Friday, June 7, 2013

I want to discuss a technical problem I came across today. I will change the problem domain and entities so that I can present the salient points. Let us consider there is a hypothetical web service with multiple data providers. These data providers are not isolated. They may provide data from their own source and/or they might get/update the data in other providers. You need the existing data providers and more can be added at any time. Adding or deleting more data providers is seamless and does not hamper the web service operations.  Data providers can fail but these don't affect the overall operation since there is redundancy in the data owned by any node and there are at least three copies. The web service, however, can go online or offline and presents a single point of failure. We would like to discuss the replacement strategy for the web service  and particularly the test plan around it. For example, we would like to know whether there was any regression in any of the queries from the customer to the web service. How do we go about the testing ?
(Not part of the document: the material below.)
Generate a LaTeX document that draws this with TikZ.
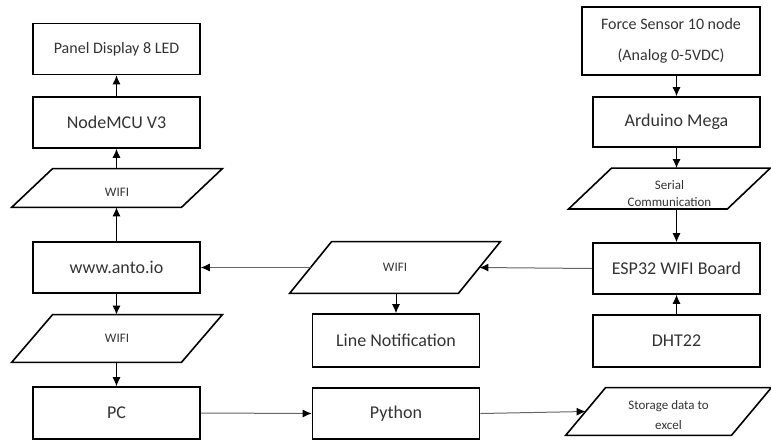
\documentclass[tikz,border=0pt]{standalone}
\usepackage{fontspec}
\setmainfont{Carlito}
\usetikzlibrary{positioning}
\usetikzlibrary{arrows.meta}

\begin{document}
\begin{tikzpicture}
    [
      x = 0.5pt, y = -0.5pt,
      box/.style = {draw, line width = 0.8pt, minimum width = 83.5pt, minimum height = 25.5pt,
          inner sep = 1pt, text = black!80, font = \fontsize{9}{11}\selectfont},
      datain/.style = {minimum width = 105pt, inner sep = 1pt, text = black!80, align = center,
          font = \fontsize{6.5}{9}\selectfont},
      outline/.style = {line width = 0.8pt},
      flow/.style = {-{Latex[length = 4.5pt, width = 4pt]}, line width = 0.5pt},
      link/.style = {-{Latex[length = 4.5pt, width = 4pt, black]}, line width = 0.5pt, draw = black!60},
    ]

    \useasboundingbox (0,0) rectangle (771,440);

    % left column
    \node[box, font = \fontsize{8}{10}\selectfont] (panel) at (116.5,49) {Panel Display 8 LED};
    \node[box] (nodemcu) at (116.5,122.5) {NodeMCU V3};
    \node[datain, minimum height = 19pt] (wifiA) at (117,188) {\rule{0pt}{8.5pt}WIFI};
    \node[box] (anto) at (116.5,267.5) {www.anto.io};
    \node[datain, minimum height = 23.5pt] (wifiB) at (117,338.5) {WIFI};
    \node[box, minimum height = 26pt] (pc) at (116.5,413) {PC};

    % middle column
    \node[datain, minimum height = 25.5pt] (wifiC) at (395,267.5) {WIFI};
    \node[box, minimum height = 26.5pt] (line) at (396,340.5) {Line Notification};
    \node[box] (python) at (396,413.5) {Python};

    % right column
    \node[box, minimum width = 89pt, minimum height = 34pt, align = center,
      font = \fontsize{8}{15.5}\selectfont] (force) at (671,41) {Force Sensor 10 node\\(Analog 0-5VDC)};
    \node[box, minimum height = 25pt] (arduino) at (676.5,122) {Arduino Mega};
    \node[datain, minimum width = 100.5pt, minimum height = 19.5pt,
      font = \fontsize{6.5}{8.5}\selectfont] (serial) at (669.5,188.5) {\rule{0pt}{9.5pt}Serial\\Communication};
    \node[box] (esp) at (676.5,268.5) {ESP32 WIFI Board};
    \node[box, minimum height = 26pt] (dht) at (676.5,341) {DHT22};
    \node[datain, minimum width = 102.5pt, minimum height = 23.5pt,
      font = \fontsize{6.5}{10}\selectfont] (storage) at (668.5,411.5) {\rule{0pt}{8.5pt}Storage data to\\excel};

    % slanted data boxes
    \foreach \n/\s in {wifiA/20.5pt, wifiB/20.5pt, wifiC/21pt, serial/21.5pt, storage/20pt}
      \draw[outline] (\n.south west) -- ([xshift = \s]\n.north west) -- (\n.north east)
        -- ([xshift = -\s]\n.south east) -- cycle;

    % vertical arrows
    \draw[flow] (nodemcu.north) -- (panel.south);
    \draw[flow] (wifiA.north -| nodemcu) -- (nodemcu.south);
    \draw[flow] (anto.north) -- (wifiA.south -| anto);
    \draw[flow] (anto.south) -- (wifiB.north -| anto);
    \draw[flow] (wifiB.south -| pc) -- (pc.north);
    \draw[flow] (wifiC.south -| line) -- (line.north);
    \draw[flow] (force.south -| arduino) -- (arduino.north);
    \draw[flow] (arduino.south) -- (serial.north -| arduino);
    \draw[flow] (serial.south -| esp) -- (esp.north);
    \draw[flow] (dht.north) -- (esp.south);

    % horizontal links
    \draw[link] (esp.west) -- ([xshift = -10.5pt]wifiC.east);
    \draw[link] ([xshift = 10.5pt]wifiC.west) -- (anto.east);
    \draw[link] (pc.east) -- (python.west);
    \draw[link] (python.east) -- ([xshift = 10pt]storage.west);

  \end{tikzpicture}
\end{document}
The data comes from different sources and the web service maintains state in its own database. Typically the web server and the database server are provisioned on separate virtual machines. This is so because the web server requires more cpu and the database server requires more memory and storage. However, in this case let us assume that we treat the web server and database together and that they are hosted on the same virtual machine. It is this virtual machine that we want to replace.
Initially we could treat the whole system as a black box and test the system with different workloads on the web server. Most of these can be capture and replay workloads from the previous web server. However, that is not sufficient in itself because the workloads may not detect all regression. So we look at the changes and scope them to the layers and components and then we design specific tests around them. For example, these tests could be breadth and depth oriented on the data that they operate on. They could also cover edge cases and if the queries use strings, then try lower case, upper case, different unicode characters and long strings. We may also need performance and security tests. The Service level agreement such as the SLA could include metrics for performance and availability.  Since the system has multiple points of failure, availability could be interpreted as a cumulative of the quorum of available resources. This could be a weighted mean since the web server is also involved. However, addition and deletion of data providers does not affect availability unless it falls short of the minimum needed.
Changes to the system could also span layers in which case we may have to test as isolated as well as end to end. For example, we can test one layer by checking against the data from the lower layers. In addition, we can test end to end to include different data providers.